Based on the article, it sounds like the huge amount of brine water is locked in just as tight as the hydrocarbon liquids and gas.
Once the hydrocarbons are depleted in a fracking well, the cost of extracting irrigation water would become untenable.
If the EPA does not know, they must not have as good of laboratories as I thought.
The EPA has been overhyping toxicity for decades.
They can test a private water to find only natural occurring methane, but they will not detect anything else.
The best thing to do with it is to tidy it up a little bit and frac the next well with it. Fresh water is scarce in the Permian Basin.
Fifty cents for 200 gallon from a large plant?
Testing for what they need to add to the mix at the Blender.
Have no idea what frac gel return would be like.
Looks like a watered down milky solution ? Seen this on lots of Farm to Market roads in the panhandle of Texas and wondered what it was ......
Desalination costs 4 cents per 10 gallons. Thats $1.68 per barrel.
Ah, I think I see it. That number should be 16.8 cents a barrel. A barrel is 42 gallons.
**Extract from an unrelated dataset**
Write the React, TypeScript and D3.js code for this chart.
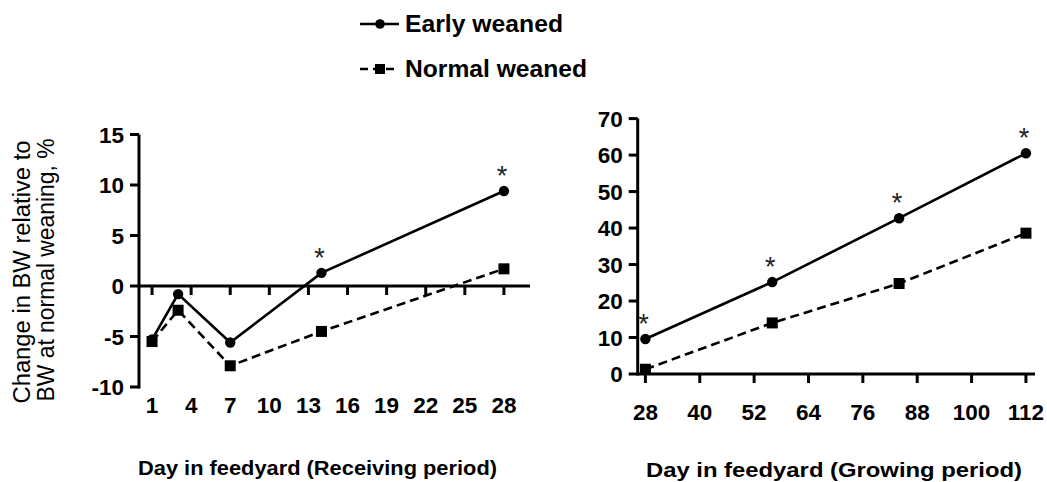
import * as d3 from "d3";
import React from "react";

// receiving period (left panel)
const receivingDays = [1, 3, 7, 14, 28];
const receivingEarly = [-5.3, -0.8, -5.6, 1.3, 9.4];
const receivingNormal = [-5.5, -2.4, -7.9, -4.5, 1.7];
const receivingStar = [false, false, false, true, true];
const receivingXTicks = [1, 4, 7, 10, 13, 16, 19, 22, 25, 28];
const receivingYTicks = [-10, -5, 0, 5, 10, 15];

// growing period (right panel)
const growingDays = [28, 56, 84, 112];
const growingEarly = [9.6, 25.2, 42.7, 60.5];
const growingNormal = [1.3, 14.0, 24.8, 38.6];
const growingStar = [true, true, true, true];
const growingXTicks = [28, 40, 52, 64, 76, 88, 100, 112];
const growingYTicks = [0, 10, 20, 30, 40, 50, 60, 70];

const seriesNames = ["Early weaned", "Normal weaned"];

const FONT = "'Liberation Sans', Arial, Helvetica, sans-serif";

const Panel = ({ x, y, days, early, normal, star, xTicks, yTicks, xAxisY, tickLabelY }) => {
  const line = d3
    .line()
    .x((d) => x(d[0]))
    .y((d) => y(d[1]));
  const e = days.map((d, i) => [d, early[i]]);
  const n = days.map((d, i) => [d, normal[i]]);
  const [x0, x1] = x.range();
  const [yb, yt] = y.range();
  const ay = y(xAxisY);
  return (
    <g>
      {/* y axis */}
      <line x1={x0} x2={x0} y1={yb + 1.5} y2={yt} stroke="#000" strokeWidth={3} />
      {yTicks.map((t) => (
        <g key={"y" + t}>
          <line x1={x0 - 9} x2={x0} y1={y(t)} y2={y(t)} stroke="#000" strokeWidth={3} />
          <text
            x={x0 - 15}
            y={y(t) + 8}
            textAnchor="end"
            fontFamily={FONT}
            fontWeight="bold"
            fontSize={22.5}
          >
            {t}
          </text>
        </g>
      ))}
      {/* x axis */}
      <line x1={x0} x2={x1} y1={ay} y2={ay} stroke="#000" strokeWidth={3} />
      {xTicks.map((t) => (
        <g key={"x" + t}>
          <line x1={x(t)} x2={x(t)} y1={ay} y2={ay + 9} stroke="#000" strokeWidth={3} />
          <text
            x={x(t)}
            y={tickLabelY}
            textAnchor="middle"
            fontFamily={FONT}
            fontWeight="bold"
            fontSize={22.5}
          >
            {t}
          </text>
        </g>
      ))}
      <path d={line(n)} fill="none" stroke="#000" strokeWidth={2.6} strokeDasharray="9,5" />
      <path d={line(e)} fill="none" stroke="#000" strokeWidth={2.6} />
      {e.map((d, i) => (
        <circle key={"c" + i} cx={x(d[0])} cy={y(d[1])} r={5.2} fill="#000" />
      ))}
      {n.map((d, i) => (
        <rect key={"s" + i} x={x(d[0]) - 5.5} y={y(d[1]) - 5.5} width={11} height={11} fill="#000" />
      ))}
      {e.map((d, i) =>
        star[i] ? (
          <text
            key={"a" + i}
            x={x(d[0]) - 2}
            y={y(d[1]) - 6}
            textAnchor="middle"
            fontFamily={FONT}
            fontSize={27}
            fill="#222"
          >
            *
          </text>
        ) : null
      )}
    </g>
  );
};

export default function App() {
  const xL = d3.scaleLinear([0, 30], [139, 530]);
  const yL = d3.scaleLinear([-10, 15], [387, 134.5]);
  const xR = d3.scaleLinear([26.3, 114], [637.7, 1035]);
  const yR = d3.scaleLinear([0, 70], [374, 118.6]);
  return (
    <svg
      width={1047}
      height={482}
      style={{ position: "absolute", left: 0, top: 0, background: "#fff" }}
    >
      <rect width={1047} height={482} fill="#fff" />
      {/* legend */}
      <g>
        <line x1={360} x2={399} y1={24} y2={24} stroke="#000" strokeWidth={2.6} />
        <circle cx={380} cy={24} r={4.8} fill="#000" />
        <text x={405} y={32} fontFamily={FONT} fontWeight="bold" fontSize={23} textLength={158} lengthAdjust="spacingAndGlyphs">
          {seriesNames[0]}
        </text>
        <line x1={360} x2={399} y1={69} y2={69} stroke="#000" strokeWidth={2.6} strokeDasharray="8,5" />
        <rect x={375} y={64} width={10} height={10} fill="#000" />
        <text x={405} y={76.5} fontFamily={FONT} fontWeight="bold" fontSize={23} textLength={182} lengthAdjust="spacingAndGlyphs">
          {seriesNames[1]}
        </text>
      </g>
      <Panel
        x={xL}
        y={yL}
        days={receivingDays}
        early={receivingEarly}
        normal={receivingNormal}
        star={receivingStar}
        xTicks={receivingXTicks}
        yTicks={receivingYTicks}
        xAxisY={0}
        tickLabelY={413}
      />
      <Panel
        x={xR}
        y={yR}
        days={growingDays}
        early={growingEarly}
        normal={growingNormal}
        star={growingStar}
        xTicks={growingXTicks}
        yTicks={growingYTicks}
        xAxisY={0}
        tickLabelY={420}
      />
      {/* axis titles */}
      <text
        transform="translate(30,272) rotate(-90)"
        textAnchor="middle"
        fontFamily={FONT}
        fontSize={23}
        textLength={263}
        lengthAdjust="spacingAndGlyphs"
      >
        Change in BW relative to
      </text>
      <text
        transform="translate(54,270) rotate(-90)"
        textAnchor="middle"
        fontFamily={FONT}
        fontSize={23}
        textLength={263}
        lengthAdjust="spacingAndGlyphs"
      >
        BW at normal weaning, %
      </text>
      <text x={138} y={475} fontFamily={FONT} fontWeight="bold" fontSize={19.5} textLength={359} lengthAdjust="spacingAndGlyphs">
        Day in feedyard (Receiving period)
      </text>
      <text x={646} y={477} fontFamily={FONT} fontWeight="bold" fontSize={20} textLength={376} lengthAdjust="spacingAndGlyphs">
        Day in feedyard (Growing period)
      </text>
    </svg>
  );
}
I have asked several engineers why we can’t frac with salt water. They say it has something to do with the ability to create gels that increase the viscosity of the frac fluid so that it can carry sand out into the wings of the frac. Some chemist needs to come up with a new mousetrap.
Try to take a saltwater shower ... lather (nope) rinse (nope)
Few seconds under fresh water all is good
Salt water (heavy brine) is only good for killing a well.
Sounds like my six years at school in Lubbock. A lot of bad hair days.